** start of Material provided **

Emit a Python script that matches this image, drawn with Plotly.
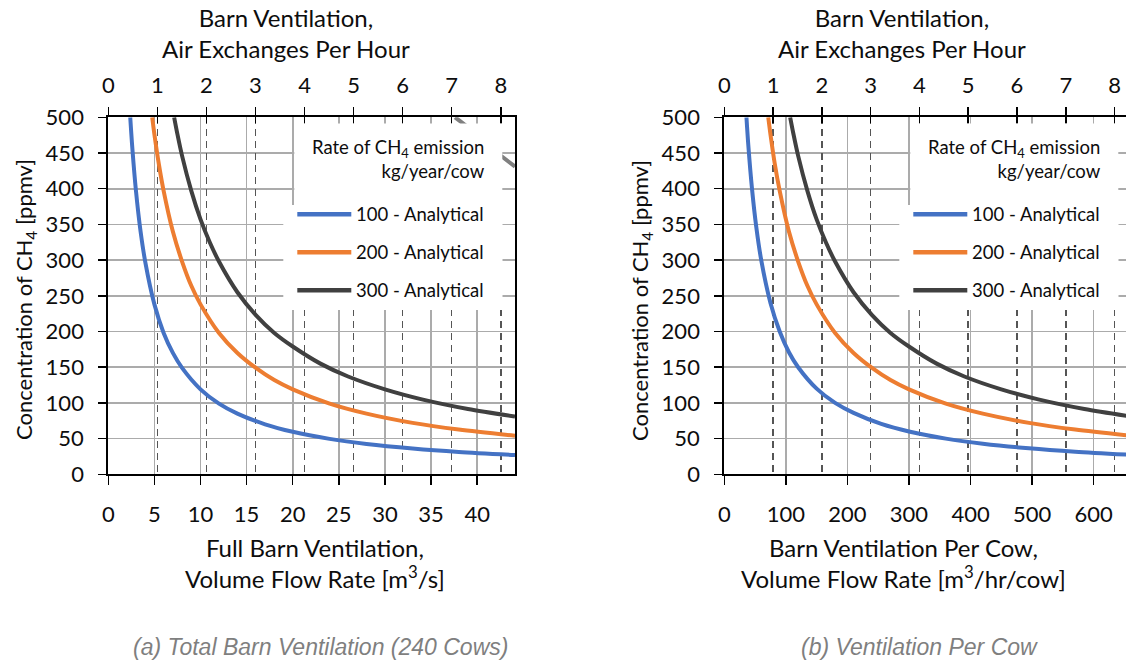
import plotly.graph_objects as go

W, H = 1126, 662

# ---- Panel (a): full-barn volume flow [m3/s] vs CH4 concentration [ppmv]
flow_a_100 = [2.38, 2.6, 3.0, 3.5, 4.0, 5.0, 6.0, 7.0, 8.0, 10, 12, 14, 17, 20, 24, 28, 33, 38, 44.1]
conc_a_100 = [500, 458, 397, 340, 298, 238, 198, 170, 149, 119, 99, 85, 70, 59.5, 49.6, 42.5, 36.1, 31.3, 27.0]
flow_a_200 = [4.76, 5.0, 5.5, 6.0, 7.0, 8.0, 9.0, 10, 12, 14, 16, 18, 20, 24, 28, 33, 38, 44.1]
conc_a_200 = [500, 476, 433, 397, 340, 298, 264, 238, 198, 170, 149, 132, 119, 99, 85, 72, 62.6, 54.0]
flow_a_300 = [7.14, 7.5, 8, 9, 10, 11, 12, 14, 16, 18, 20, 23, 26, 30, 34, 39, 44.1]
conc_a_300 = [500, 476, 446, 397, 357, 325, 298, 255, 223, 198, 179, 155, 137, 119, 105, 91.5, 81.0]
flow_a_grey = [37.6, 39.0, 40.5, 42.0, 44.1]
conc_a_grey = [500, 486, 469, 452, 431]

# ---- Panel (b): per-cow volume flow [m3/hr/cow] vs CH4 concentration [ppmv]
flow_b_100 = [36, 39, 45, 52, 60, 75, 90, 105, 120, 150, 180, 210, 255, 300, 360, 420, 495, 570, 661]
conc_b_100 = [500, 461, 400, 346, 300, 240, 200, 171, 150, 120, 100, 86, 70.6, 60, 50, 42.9, 36.4, 31.6, 27.2]
flow_b_200 = [71.4, 75, 82, 90, 105, 120, 135, 150, 180, 210, 240, 270, 300, 360, 420, 495, 570, 661]
conc_b_200 = [500, 476, 435, 397, 340, 298, 264, 238, 198, 170, 149, 132, 119, 99, 85, 72, 62.6, 54]
flow_b_300 = [107, 112, 120, 135, 150, 165, 180, 210, 240, 270, 300, 345, 390, 450, 510, 585, 661]
conc_b_300 = [500, 478, 446, 397, 357, 325, 298, 255, 223, 198, 179, 155, 137, 119, 105, 91.5, 81]

series_names = ["100 - Analytical", "200 - Analytical", "300 - Analytical"]
series_colors = ["#4472C4", "#ED7D31", "#404040"]

ticks_a_bottom = [0, 5, 10, 15, 20, 25, 30, 35, 40]
ticks_b_bottom = [0, 100, 200, 300, 400, 500, 600]
ticks_top = [0, 1, 2, 3, 4, 5, 6, 7, 8]
ticks_y = [0, 50, 100, 150, 200, 250, 300, 350, 400, 450, 500]

FONT = "Lato"
INK = "#0d0d0d"
GRID = "#ababab"
DASH_GRID = "#555555"


def px(x):
    return x / W


def py(y):
    return 1 - y / H


fig = go.Figure()

# curves
for xs, ys, name, col in zip([flow_a_100, flow_a_200, flow_a_300],
                             [conc_a_100, conc_a_200, conc_a_300],
                             series_names, series_colors):
    fig.add_trace(go.Scatter(x=xs, y=ys, name=name, mode="lines",
                             line=dict(color=col, width=4, shape="spline", smoothing=0.8),
                             xaxis="x", yaxis="y", hoverinfo="skip"))
fig.add_trace(go.Scatter(x=flow_a_grey, y=conc_a_grey, mode="lines", showlegend=False,
                         line=dict(color="#808080", width=4, shape="spline"),
                         xaxis="x", yaxis="y", hoverinfo="skip"))
for xs, ys, name, col in zip([flow_b_100, flow_b_200, flow_b_300],
                             [conc_b_100, conc_b_200, conc_b_300],
                             series_names, series_colors):
    fig.add_trace(go.Scatter(x=xs, y=ys, name=name, mode="lines",
                             line=dict(color=col, width=4, shape="spline", smoothing=0.8),
                             xaxis="x4", yaxis="y2", hoverinfo="skip"))

# empty traces so the air-exchange (top) axes get their own subplots
for xa, ya in [("x2", "y"), ("x3", "y"), ("x5", "y2"), ("x6", "y2")]:
    fig.add_trace(go.Scatter(x=[None], y=[None], mode="lines", showlegend=False,
                             xaxis=xa, yaxis=ya, hoverinfo="skip"))

# plot-area geometry in pixels
PA_L, PA_R = 108.3, 515.0
PB_L, PB_R = 724.3, 1126.0
P_TOP, P_BOT = 117.3, 474.3
ydom = [py(P_BOT), py(P_TOP)]

tickfont = dict(family=FONT, size=22, color=INK)


def bottom_axis(dom, rng, vals, anchor):
    return dict(domain=dom, range=rng, tickvals=vals, ticktext=[str(v) for v in vals],
                ticks="outside", ticklen=9, tickwidth=1.5, tickcolor="black",
                showline=True, linecolor="black", linewidth=2,
                showgrid=True, gridcolor=GRID, gridwidth=1.7, zeroline=False,
                tickfont=tickfont, anchor=anchor, ticklabelstandoff=10, fixedrange=True,
                automargin=False)


def top_axis(over, rng, anchor):
    return dict(overlaying=over, side="top", anchor=anchor, range=rng,
                tickvals=ticks_top, ticks="outside", ticklen=8, tickwidth=1.5, tickcolor="black",
                showline=True, linecolor="black", linewidth=2,
                showgrid=True, gridcolor=DASH_GRID, gridwidth=1.5, griddash="7px,5px",
                zeroline=False, tickfont=tickfont, ticklabelstandoff=6, fixedrange=True,
                automargin=False)


def top_inner(over, rng, anchor):
    return dict(overlaying=over, side="top", anchor=anchor, range=rng,
                tickvals=ticks_top, ticks="inside", ticklen=6, tickwidth=1.5, tickcolor="black",
                showline=False, showgrid=False, zeroline=False, showticklabels=False,
                fixedrange=True, automargin=False)


def left_axis(anchor, mirror):
    return dict(domain=ydom, range=[0, 500], tickvals=ticks_y, anchor=anchor,
                ticks="outside", ticklen=8, tickwidth=1.5, tickcolor="black",
                showline=True, linecolor="black", linewidth=2, mirror=mirror,
                showgrid=True, gridcolor=GRID, gridwidth=1.7, zeroline=False,
                tickfont=tickfont, ticklabelstandoff=10, fixedrange=True, automargin=False)


fig.update_layout(
    width=W, height=H, autosize=False,
    margin=dict(l=0, r=0, t=0, b=0, pad=0, autoexpand=False),
    paper_bgcolor="white", plot_bgcolor="white", showlegend=False,
    font=dict(family=FONT, color=INK),
    xaxis=bottom_axis([px(PA_L), px(PA_R)], [0, 44.1], ticks_a_bottom, "y"),
    xaxis2=top_axis("x", [0, 8.29], "y"),
    xaxis3=top_inner("x", [0, 8.29], "y"),
    yaxis=left_axis("x", True),
    xaxis4=bottom_axis([px(PB_L), px(PB_R)], [0, 652.6], ticks_b_bottom, "y2"),
    xaxis5=top_axis("x4", [0, 8.235], "y2"),
    xaxis6=top_inner("x4", [0, 8.235], "y2"),
    yaxis2=left_axis("x4", False),
)

shapes = []
annotations = []
legend_font = dict(family=FONT, size=18.5, color=INK)
title_font = dict(family=FONT, size=24, color=INK)

for PL in (PA_L, PB_L):
    # white legend panel over the grid
    shapes.append(dict(type="rect", xref="paper", yref="paper", layer="above",
                       x0=px(PL + 186), x1=px(PL + 394), y0=py(310), y1=py(123.5),
                       fillcolor="white", line=dict(width=0)))
    shapes.append(dict(type="rect", xref="paper", yref="paper", layer="above",
                       x0=px(PL + 175), x1=px(PL + 394), y0=py(310), y1=py(205),
                       fillcolor="white", line=dict(width=0)))
    annotations.append(dict(xref="paper", yref="paper", x=px(PL + 379), y=py(159),
                            xanchor="right", yanchor="middle", align="right", showarrow=False,
                            text="Rate of CH<sub>4</sub> emission<br>kg/year/cow", font=legend_font))
    for i, (name, col) in enumerate(zip(series_names, series_colors)):
        yy = 214.3 + 38 * i
        shapes.append(dict(type="line", xref="paper", yref="paper", layer="above",
                           x0=px(PL + 189), x1=px(PL + 243), y0=py(yy), y1=py(yy),
                           line=dict(color=col, width=4.5)))
        annotations.append(dict(xref="paper", yref="paper", x=px(PL + 246), y=py(yy),
                                xanchor="left", yanchor="middle", showarrow=False,
                                text=name, font=legend_font))


def centered(text, x, y, font, **kw):
    annotations.append(dict(xref="paper", yref="paper", x=px(x), y=py(y), xanchor="center",
                            yanchor="middle", showarrow=False, text=text, font=font, **kw))


# panel titles (top axis)
centered("Barn Ventilation,<br>Air Exchanges Per Hour", 286, 33, title_font)
centered("Barn Ventilation,<br>Air Exchanges Per Hour", 902, 33, title_font)
# bottom axis titles
centered("Full Barn Ventilation,<br>Volume Flow Rate [m<sup>3</sup>/s]", 315, 563, title_font)
centered("Barn Ventilation Per Cow,<br>Volume Flow Rate [m<sup>3</sup>/hr/cow]", 903, 563, title_font)
# y axis titles
ytitle_font = dict(family=FONT, size=22, color=INK)
centered("Concentration of CH<sub>4</sub> [ppmv]", 25, 300, ytitle_font, textangle=-90)
centered("Concentration of CH<sub>4</sub> [ppmv]", 641, 300, ytitle_font, textangle=-90)
# captions
cap_font = dict(family="Liberation Sans", size=23, color="#7f7f7f", style="italic")
centered("(a) Total Barn Ventilation (240 Cows)", 320, 647, cap_font)
centered("(b) Ventilation Per Cow", 919, 647, cap_font)

fig.update_layout(shapes=shapes, annotations=annotations)
fig.write_html("out.html", config={"staticPlot": True},
               post_script="document.body.style.margin='0';document.body.style.overflow='hidden';")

** end of Material provided **

Work required
Print, exactly as written, the lines above from the first one to the one containing "fig = go.Figure()". Leave out pictures.

Full response
Emit a Python script that matches this image, drawn with Plotly.
import plotly.graph_objects as go

W, H = 1126, 662

# ---- Panel (a): full-barn volume flow [m3/s] vs CH4 concentration [ppmv]
flow_a_100 = [2.38, 2.6, 3.0, 3.5, 4.0, 5.0, 6.0, 7.0, 8.0, 10, 12, 14, 17, 20, 24, 28, 33, 38, 44.1]
conc_a_100 = [500, 458, 397, 340, 298, 238, 198, 170, 149, 119, 99, 85, 70, 59.5, 49.6, 42.5, 36.1, 31.3, 27.0]
flow_a_200 = [4.76, 5.0, 5.5, 6.0, 7.0, 8.0, 9.0, 10, 12, 14, 16, 18, 20, 24, 28, 33, 38, 44.1]
conc_a_200 = [500, 476, 433, 397, 340, 298, 264, 238, 198, 170, 149, 132, 119, 99, 85, 72, 62.6, 54.0]
flow_a_300 = [7.14, 7.5, 8, 9, 10, 11, 12, 14, 16, 18, 20, 23, 26, 30, 34, 39, 44.1]
conc_a_300 = [500, 476, 446, 397, 357, 325, 298, 255, 223, 198, 179, 155, 137, 119, 105, 91.5, 81.0]
flow_a_grey = [37.6, 39.0, 40.5, 42.0, 44.1]
conc_a_grey = [500, 486, 469, 452, 431]

# ---- Panel (b): per-cow volume flow [m3/hr/cow] vs CH4 concentration [ppmv]
flow_b_100 = [36, 39, 45, 52, 60, 75, 90, 105, 120, 150, 180, 210, 255, 300, 360, 420, 495, 570, 661]
conc_b_100 = [500, 461, 400, 346, 300, 240, 200, 171, 150, 120, 100, 86, 70.6, 60, 50, 42.9, 36.4, 31.6, 27.2]
flow_b_200 = [71.4, 75, 82, 90, 105, 120, 135, 150, 180, 210, 240, 270, 300, 360, 420, 495, 570, 661]
conc_b_200 = [500, 476, 435, 397, 340, 298, 264, 238, 198, 170, 149, 132, 119, 99, 85, 72, 62.6, 54]
flow_b_300 = [107, 112, 120, 135, 150, 165, 180, 210, 240, 270, 300, 345, 390, 450, 510, 585, 661]
conc_b_300 = [500, 478, 446, 397, 357, 325, 298, 255, 223, 198, 179, 155, 137, 119, 105, 91.5, 81]

series_names = ["100 - Analytical", "200 - Analytical", "300 - Analytical"]
series_colors = ["#4472C4", "#ED7D31", "#404040"]

ticks_a_bottom = [0, 5, 10, 15, 20, 25, 30, 35, 40]
ticks_b_bottom = [0, 100, 200, 300, 400, 500, 600]
ticks_top = [0, 1, 2, 3, 4, 5, 6, 7, 8]
ticks_y = [0, 50, 100, 150, 200, 250, 300, 350, 400, 450, 500]

FONT = "Lato"
INK = "#0d0d0d"
GRID = "#ababab"
DASH_GRID = "#555555"


def px(x):
    return x / W


def py(y):
    return 1 - y / H


fig = go.Figure()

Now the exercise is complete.